DARLINGTON — A woman accused of trying to poison the older, veterinarian husband she married after an internet romance has pleaded guilty to lesser charges in Lafayette County Circuit Court.
In a hearing Friday, June 21, Amanda Chapin, 51, pleaded guilty to a single charge of first-degree recklessly endangering safety, a Class F Felony, before judge Barbara W. McCrory.
Chapin was initially charged with attempted first-degree intentional homicide following her September arrest at a Monroe hotel. She faced potentially decades in prison if convicted.
Details of the plea were not immediately available Monday, June 24. She is scheduled for a separate sentencing hearing for July 25.
The ordeal leading up to Friday’s plea hearing began Aug. 21, 2021, when her new husband was taken to the SMS Health Monroe Clinic, complaining of breathing issues. The victim, Gary Chapin, later was placed in intensive care at an area VA facility and slipped into a coma. His blood reportedly tested positive for barbiturates.

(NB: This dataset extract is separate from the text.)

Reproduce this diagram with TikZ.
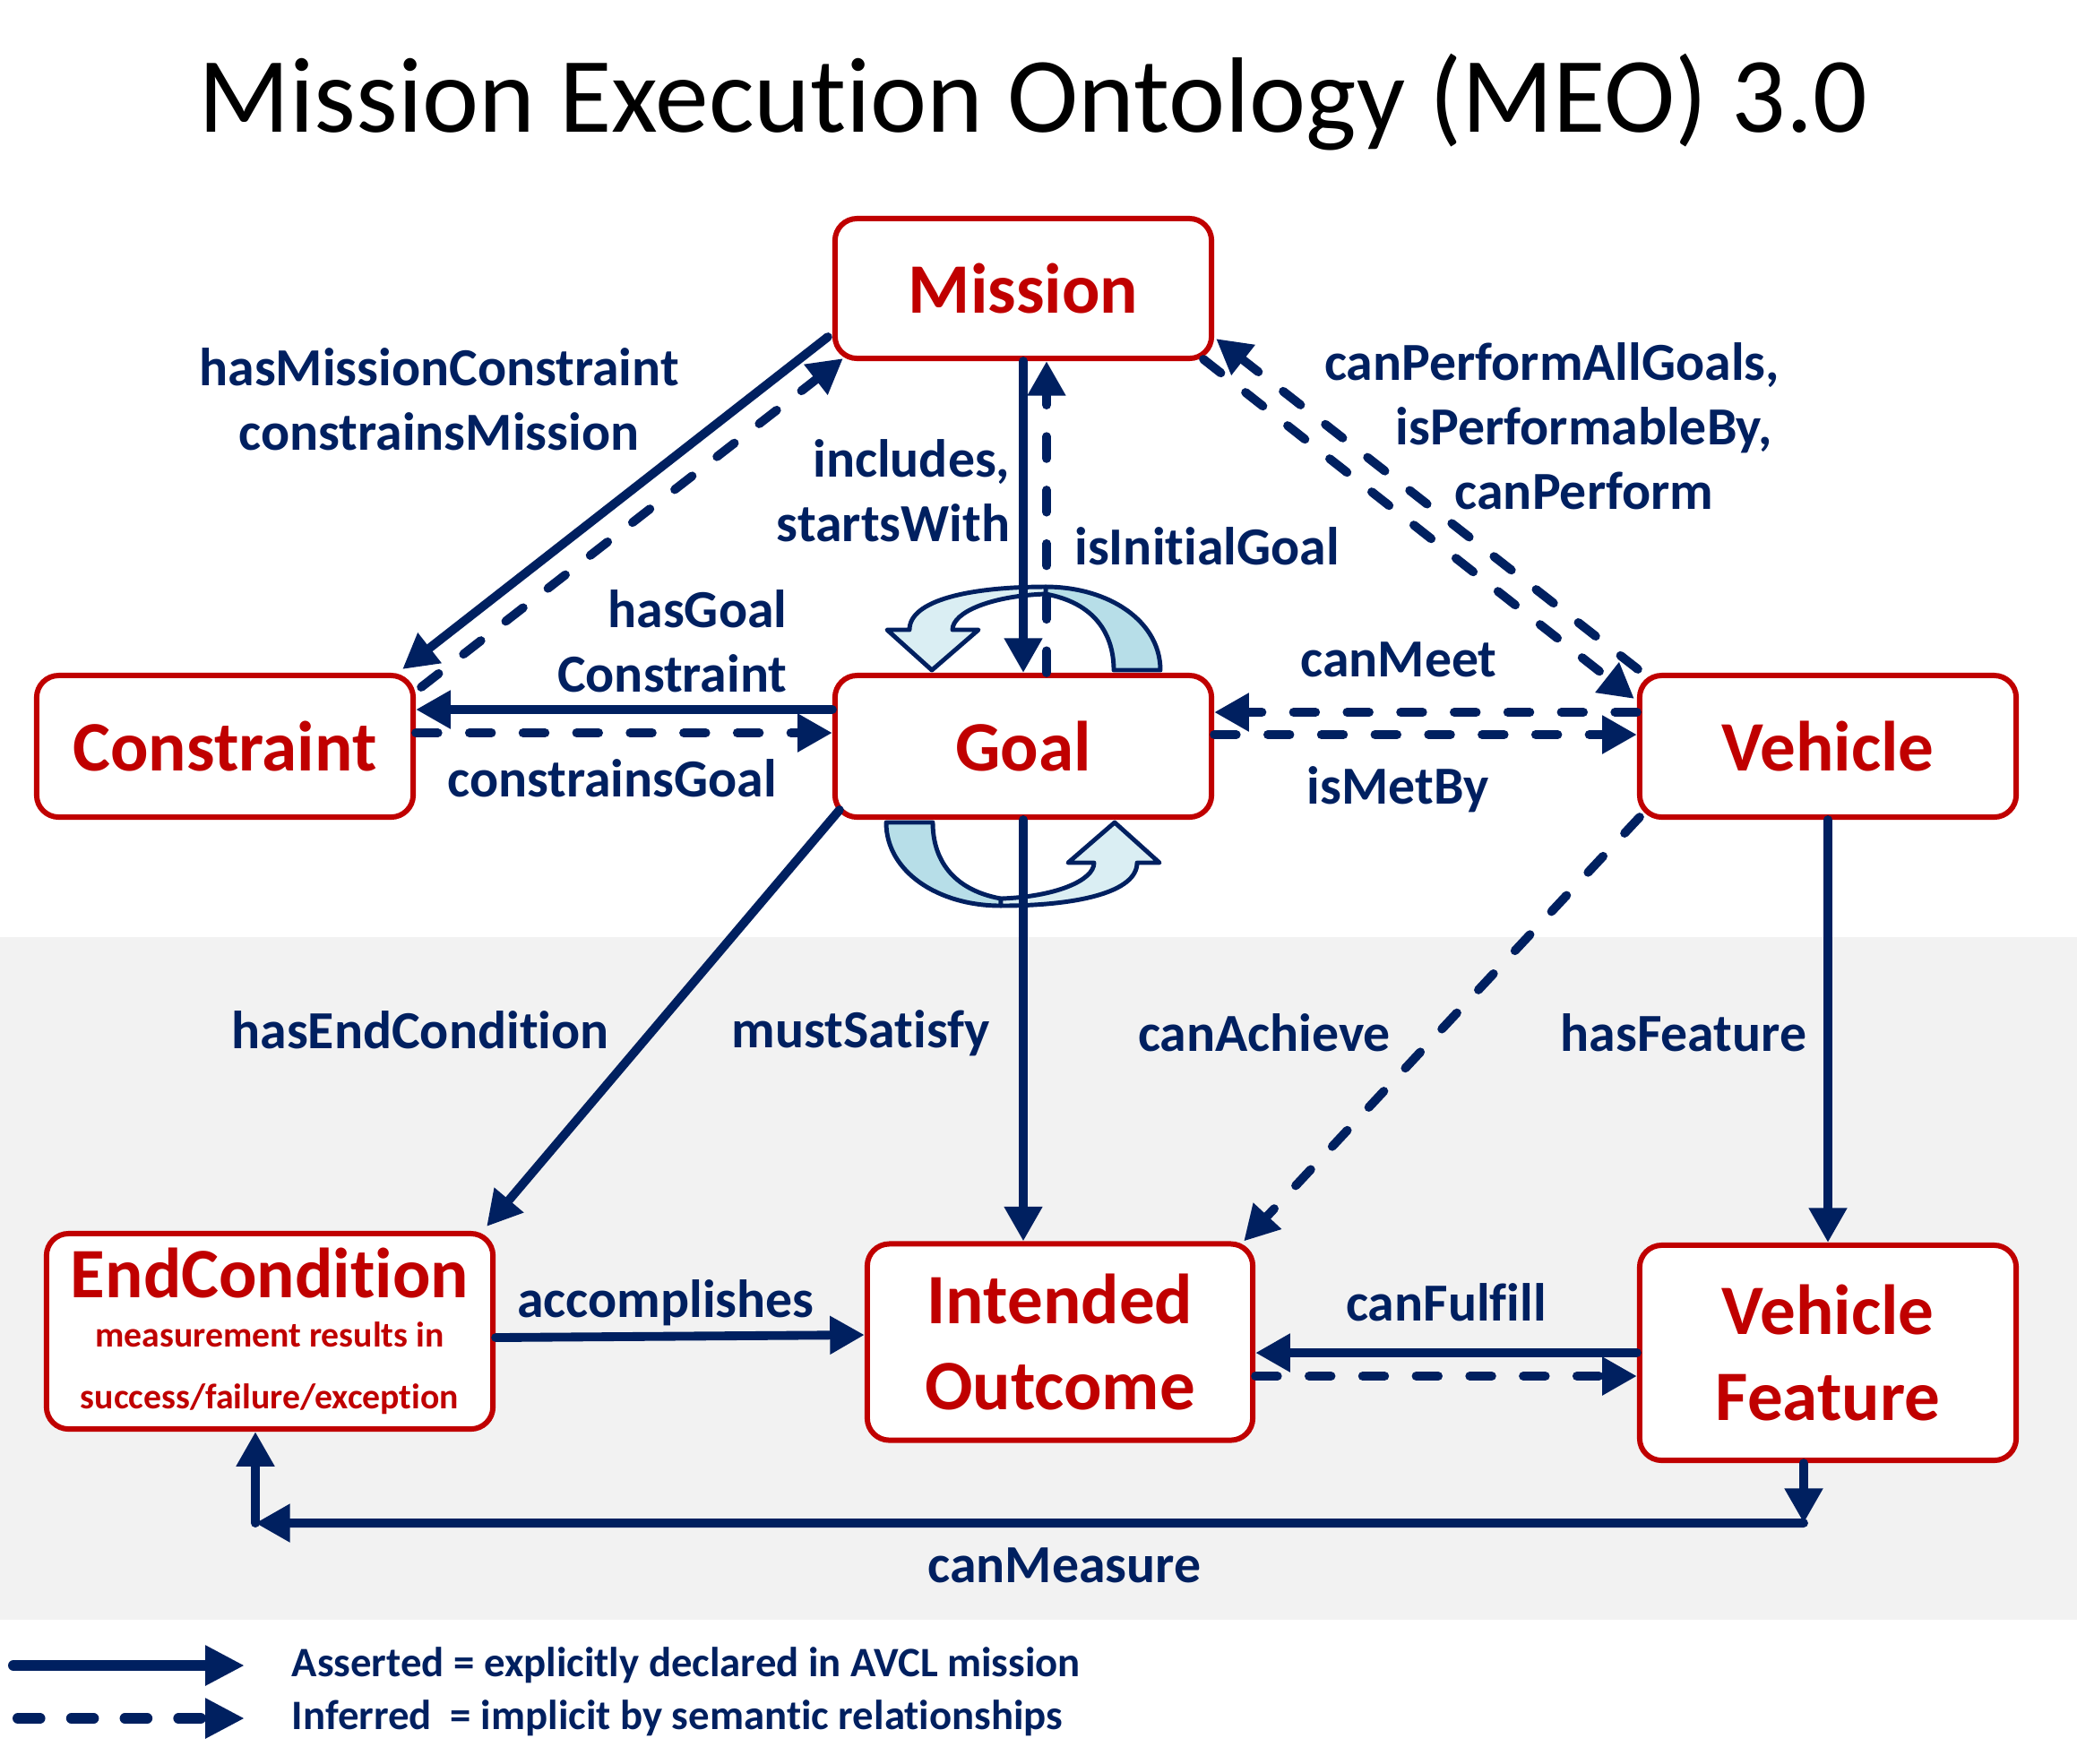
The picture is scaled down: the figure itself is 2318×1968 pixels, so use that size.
\documentclass[tikz,border=0pt]{standalone}
\usepackage{fontspec}
\setmainfont{Carlito}[RawFeature={-liga}]
\usetikzlibrary{arrows.meta,calc}

\definecolor{meoblue}{HTML}{002060}
\definecolor{meored}{HTML}{C00000}
\definecolor{bandgray}{HTML}{F2F2F2}
\definecolor{cycdark}{HTML}{B7DEE8}
\definecolor{cyclight}{HTML}{DAEEF3}

\tikzset{
  cls/.style={draw=meored, line width=1.7pt, rounded corners=7pt, fill=white, text=meored,
    font=\bfseries\fontsize{22.5}{27.5}\selectfont, align=center, inner sep=0pt},
  rel/.style={draw=meoblue, line width=2.8pt, line cap=round, -{Triangle[length=11pt,width=11.5pt]}},
  inf/.style={rel, dash pattern=on 7pt off 10pt},
  lbl/.style={text=meoblue, font=\bfseries\fontsize{17}{20.5}\selectfont, align=center, inner sep=0pt},
  cyc/.style={draw=meoblue, line width=1.4pt, line join=round},
}

\begin{document}
\begin{tikzpicture}[x=0.01cm, y=-0.01cm]
  \useasboundingbox (0,0) rectangle (2318,1968);
  % lower band
  \fill[bandgray] (0,1046) rectangle (2318,1808);
  % title
  \node[font=\fontsize{34}{40}\selectfont, anchor=base] (title) at (1153,147) {Mission Execution Ontology (MEO) 3.0};

  % classes
  \node[cls, minimum width=4.2cm, minimum height=1.56cm] (mission) at (1142,322) {Mission};
  \node[cls, minimum width=4.2cm, minimum height=1.58cm] (constraint) at (251,833) {Constraint};
  \node[cls, minimum width=4.2cm, minimum height=1.58cm] (goal) at (1142,833) {Goal};
  \node[cls, minimum width=4.2cm, minimum height=1.58cm] (vehicle) at (2040,833) {Vehicle};
  \node[cls, minimum width=4.98cm, minimum height=2.18cm, font=\bfseries\fontsize{11.3}{19.6}\selectfont] (endcond) at (301,1486)
    {{\fontsize{22.5}{27}\selectfont EndCondition}\\[-4pt]measurement results in\\success/failure/exception};
  \node[cls, minimum width=4.3cm, minimum height=2.19cm] (intended) at (1183,1498) {Intended\\Outcome};
  \node[cls, minimum width=4.2cm, minimum height=2.4cm] (feature) at (2040,1510) {Vehicle\\Feature};

  % cycle arrows on goal
  \foreach \ang in {0,180}{
    \begin{scope}[shift={(goal.center)}, rotate=\ang]
      \filldraw[cyc, fill=cycdark] (153,-85) .. controls (153,-140) and (95,-178) .. (25,-178)
        -- (25,-170) .. controls (80,-160) and (101,-125) .. (101,-85) -- cycle;
      \filldraw[cyc, fill=cyclight] (25,-178) .. controls (-60,-178) and (-127,-163) .. (-127,-130)
        -- (-152,-130) -- (-102,-85) -- (-50,-130) -- (-79,-130)
        .. controls (-79,-150) and (-35,-168) .. (25,-170) -- cycle;
    \end{scope}
  }

  % mission - constraint
  \draw[rel] ($(mission.south west)+(-5,-27)$) -- ($(constraint.north east)+(-15,-4)$);
  \draw[inf] ($(constraint.north east)+(6,16)$) -- ($(mission.south west)+(12,-3)$);
  % goal - constraint
  \draw[rel] ($(goal.west)+(0,-41)$) -- ($(constraint.east)+(0,-41)$);
  \draw[inf] ($(constraint.east)+(0,-15)$) -- ($(goal.west)+(0,-15)$);
  % mission - goal
  \draw[rel] (mission.south) -- (goal.north);
  \draw[inf] ($(goal.north)+(26,0)$) -- ($(mission.south)+(26,0)$);
  % mission - vehicle
  \draw[inf] ($(vehicle.north west)+(1,-4)$) -- ($(mission.south east)+(2,-25)$);
  \draw[inf] ($(mission.south east)+(-12,-2)$) -- ($(vehicle.north west)+(-3,29)$);
  % goal - vehicle
  \draw[inf] ($(vehicle.west)+(0,-38)$) -- ($(goal.east)+(0,-38)$);
  \draw[inf] ($(goal.east)+(0,-13)$) -- ($(vehicle.west)+(0,-13)$);
  % lower part
  \draw[rel] ($(goal.south west)+(8,-11)$) -- ($(endcond.north east)+(-10,-5)$);
  \draw[rel] (goal.south) -- (goal.south |- intended.north);
  \draw[inf] ($(vehicle.south west)+(3,-3)$) -- ($(intended.north east)+(-13,0)$);
  \draw[rel] (vehicle.south) -- (feature.north);
  \draw[rel] ($(endcond.east)+(0,7)$) -- ($(intended.west)+(0,-8)$);
  \draw[rel] (feature.west) -- ($(intended.east)+(0,12)$);
  \draw[inf] ($(intended.east)+(0,38)$) -- ($(feature.west)+(0,26)$);
  % canMeasure route
  \coordinate (mr) at ($(feature.south)+(-27,67)$);
  \coordinate (ml) at ($(endcond.south)+(-16,102)$);
  \draw[rel] ($(feature.south)+(-27,0)$) -- (mr);
  \draw[rel] (mr) -- (ml);
  \draw[rel] (ml) -- (ml |- endcond.south);

  % relation labels
  \node[lbl] (l-hmc) at (490,446) {hasMissionConstraint\\constrainsMission};
  \node[lbl, align=right, anchor=east] (l-inc) at (1128,548) {includes,\\startsWith};
  \node[lbl] (l-ini) at (1347,610) {isInitialGoal};
  \node[lbl] (l-perf) at (1768,476) {canPerformAllGoals,\hspace*{1.2em}\\isPerformableBy,\\canPerform};
  \node[lbl, align=right, anchor=east] (l-hgc) at (879,716) {hasGoal\\Constraint};
  \node[lbl] (l-cg) at (683,869) {constrainsGoal};
  \node[lbl] (l-meet) at (1561,736) {canMeet};
  \node[lbl] (l-met) at (1560,881) {isMetBy};
  \node[lbl] (l-hec) at (469,1150) {hasEndCondition};
  \node[lbl] (l-ms) at (961,1153) {mustSatisfy};
  \node[lbl] (l-ach) at (1411,1153) {canAchieve};
  \node[lbl] (l-hf) at (1879,1153) {hasFeature};
  \node[lbl] (l-acc) at (743,1454) {accomplishes};
  \node[lbl] (l-ful) at (1614,1454) {canFulfill};
  \node[lbl] (l-meas) at (1188,1747) {canMeasure};

  % legend
  \coordinate (sa) at (15,1859);
  \coordinate (sb) at (273,1859);
  \coordinate (da) at (20,1918);
  \coordinate (db) at (273,1918);
  \draw[rel, line width=3.4pt, -{Triangle[length=12.5pt,width=12pt]}] (sa) -- (sb);
  \draw[inf, line width=3.4pt, -{Triangle[length=12.5pt,width=12pt]}] (da) -- (db);
  \node[lbl, font=\bfseries\fontsize{13.3}{15}\selectfont, anchor=west] (k-asr) at (325,1859) {Asserted = explicitly declared in AVCL mission};
  \node[lbl, font=\bfseries\fontsize{13.3}{15}\selectfont, anchor=west] (k-inf) at (325,1918) {Inferred\ \ = implicit by semantic relationships};
\end{tikzpicture}
\end{document}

But the veteran recovered after being treated at a SMS Monroe Clinic; and at the Middleton VA Hospital.
The couple married at the Lafayette County courthouse, despite the suspicions of the man’s family.
“(Victim 1) believed he was just a ‘sugar daddy’ for Amanda,” a criminal complaint said, adding that the relationship was “fairly stormy from the beginning.”
Not long after the wedding, Chapin allegedly forged the signature on a power-of-attorney document, and then demanded her husband file a quit-claim on his house, leaving it to her. Then she is alleged to have begun poisoning him with suspected barbiturates.
Gary Chapin awoke from his coma after a four-day hospital stay and began to talk to police last August. He alleged that his new wife poisoned him three times earlier that summer, culminating in his waking up in the hospital on Aug. 25.
An arrest came on Sept. 1, when Chapin was found unresponsive in a hotel room in Monroe and was taken to a local hospital. Investigators searched the room and recovered letters addressed to her husband and his family, all denying hurting or trying to kill him over the summer — some expressing love for her husband.